Three Garden Grove, Calif. schoolgirls, worried about having to explain getting home late after school, concoct a tale about being assaulted by a man in a park. 36-year-old drifter Eric Nordmark is arrested and thrown in jail where, after the girls tell various colorful lies, he spends more than half a year, planning to commit suicide if he is convicted. Then the girls’ story falls apart, and the principal accuser admits the attack never occurred. (L.A. Times coverage: H.G. Reza and Joel Rubin, “Young Accusers Arrested, Led From School in Cuffs”, Feb. 10; Christine Hanley and Joel Rubin, “No Jail Time Expected for 3 O.C. Girls”, Feb. 11; “2 Preteen Accusers to Stay in Custody”, Feb. 12; H.G. Reza, Christine Hanley and James Ricci, “Drifter Jailed on Girls’ Lies Set Course of Desperation”, Feb. 23). Curmudgeonly Clerk (Feb. 12) writes that “some of the reactions reported in the aftermath of this event simply take my breath away”. Such as? Quoting the Los Angeles Times: “Attorneys Lee [Patti Lee, the managing attorney in the juvenile division of the public defender’s office in San Francisco] and Earley [Jack Earley, an Orange County defense attorney and president of the California Attorneys for Criminal Justice] said the girls may not be guilty of anything more than being immature, and simply doing what a lot of kids their age do when they get in trouble: lie to get out of it. ‘It sounds like an adolescent tale gone awry,’ Lee said.” Historical echoes: Tawana Brawley (whose best-known advocate, lest we need reminding, is still running for president); and the English folk song “Fanny Blair” (text and tune with MIDI; background at Musical Traditions site)

Eenie meanie minie moe

The Southwest Airlines case (see Feb. 11, 2003, Jan. 22 of this year) turns out not to be the first time that the childhood counting-out rhyme has been cited as inflicting a hostile environment, with far-reaching repercussions. David Bernstein at Volokh Conspiracy (Feb. 5) prints a letter from a woman who lost her job over it in University City, Mo., near St. Louis. See Jeff Starck, “Can’t wait for end of P.C. age”, Webster Journal (Webster University), Dec. 5, 2002.

Harassment: do as we say?

“A federal jury on Wednesday awarded $500,000 to a former Cook County employee who alleged she was sexually harassed by her boss, who at the time was the county’s chief investigator of sexual harassment allegations. The jury of four women and three men deliberated for about 3 1/2 hours before deciding in favor of Sharla Roberts, a mother of three who said she was groped by Timothy Flick, the county’s first inspector general.” Flick denied the allegations. (Matt O’Connor, “$500,000 awarded in harassment case”, Chicago Tribune, Jan. 22; “County Official ‘Never’ Touched, Kissed Manager”, NBC5.com, Jan. 15). For more stories from the hoist-on-their-own-petard file, see Jun. 14-16, 2002 (EEOC says U.S. Commission on Civil Rights retaliated against employee who filed bias complaint), Mar. 6, 2001 (EEOC itself accused of age discrimination), Aug. 30, 1999 (U.S. Justice Department charged with ignoring employee overtime law), Feb. 6-9, 2003 (Sen. Wellstone, noted labor advocate, illegally failed to buy workers’ comp insurance for his campaign staff), and this 1998 list.

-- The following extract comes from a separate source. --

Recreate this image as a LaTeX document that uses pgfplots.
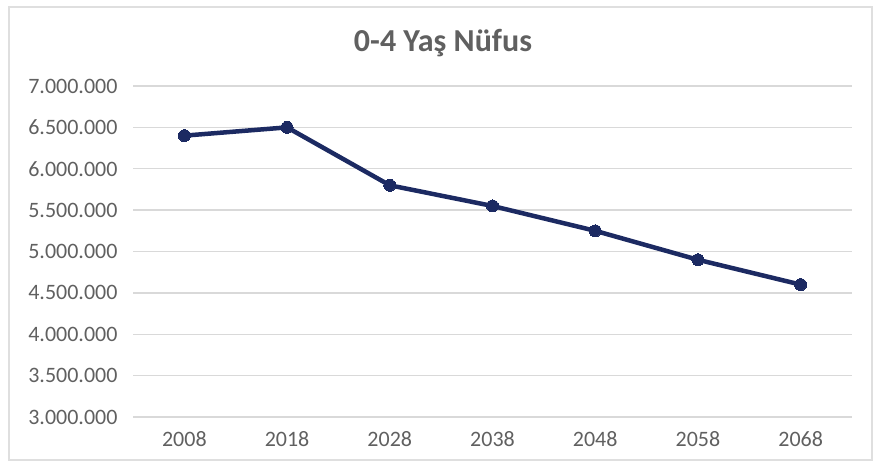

“Jury: Airline Not Liable for Racist Rhyme”

Updating the “eenie, meenie, minie, moe” saga featured in this space last Feb. 11: “Southwest Airlines is not liable for a flight attendant who upset two black passengers by using a version of a rhyme with a racist history, a jury determined Wednesday.” Attorney Scott A. Wissel had represented the two women in the Kansas City, Kan. federal trial. (AP/Wired News, Jan. 21)

Compulsory chapel for Minn. lawyers, cont’d

In the state of Minnesota, lawyers can lose their licenses unless they complete two credits every three years in what is called “Elimination of Bias” training, which resembles what is known in other contexts as diversity or sensitivity training. As we commented two years ago (see Dec. 18, 2001): “The point is less to regulate attorneys’ conduct than to instill in them opinions that the authorities consider correct about complex political and moral questions, and many of the resulting seminars have had a tendentious, preachy anti- white- male tone.” Now an attorney named Elliot Rothenberg has taken the matter to the Minnesota Supreme Court by defying the requirement. “The Board of Continuing Legal Education recommended last June that Rothenberg?s license be placed on involuntary restricted status” because of his refusal to submit to the training. “Rothenberg argues that the rule violates his free-speech rights and the Establishment Clause, which prohibits government endorsement of particular religious viewpoints.” (Barbara L. Jones, “Lawyer challenges two-credit anti-bias requirement”, Minnesota Lawyer, Nov. 17, subscriber-only article; website about the case by Peter Swanson, a lawyer who has filed an amicus brief in Rothenberg’s favor) More: Power Line has a summary with many further details. (& see Jan. 2). Update: Aug. 4, 2005.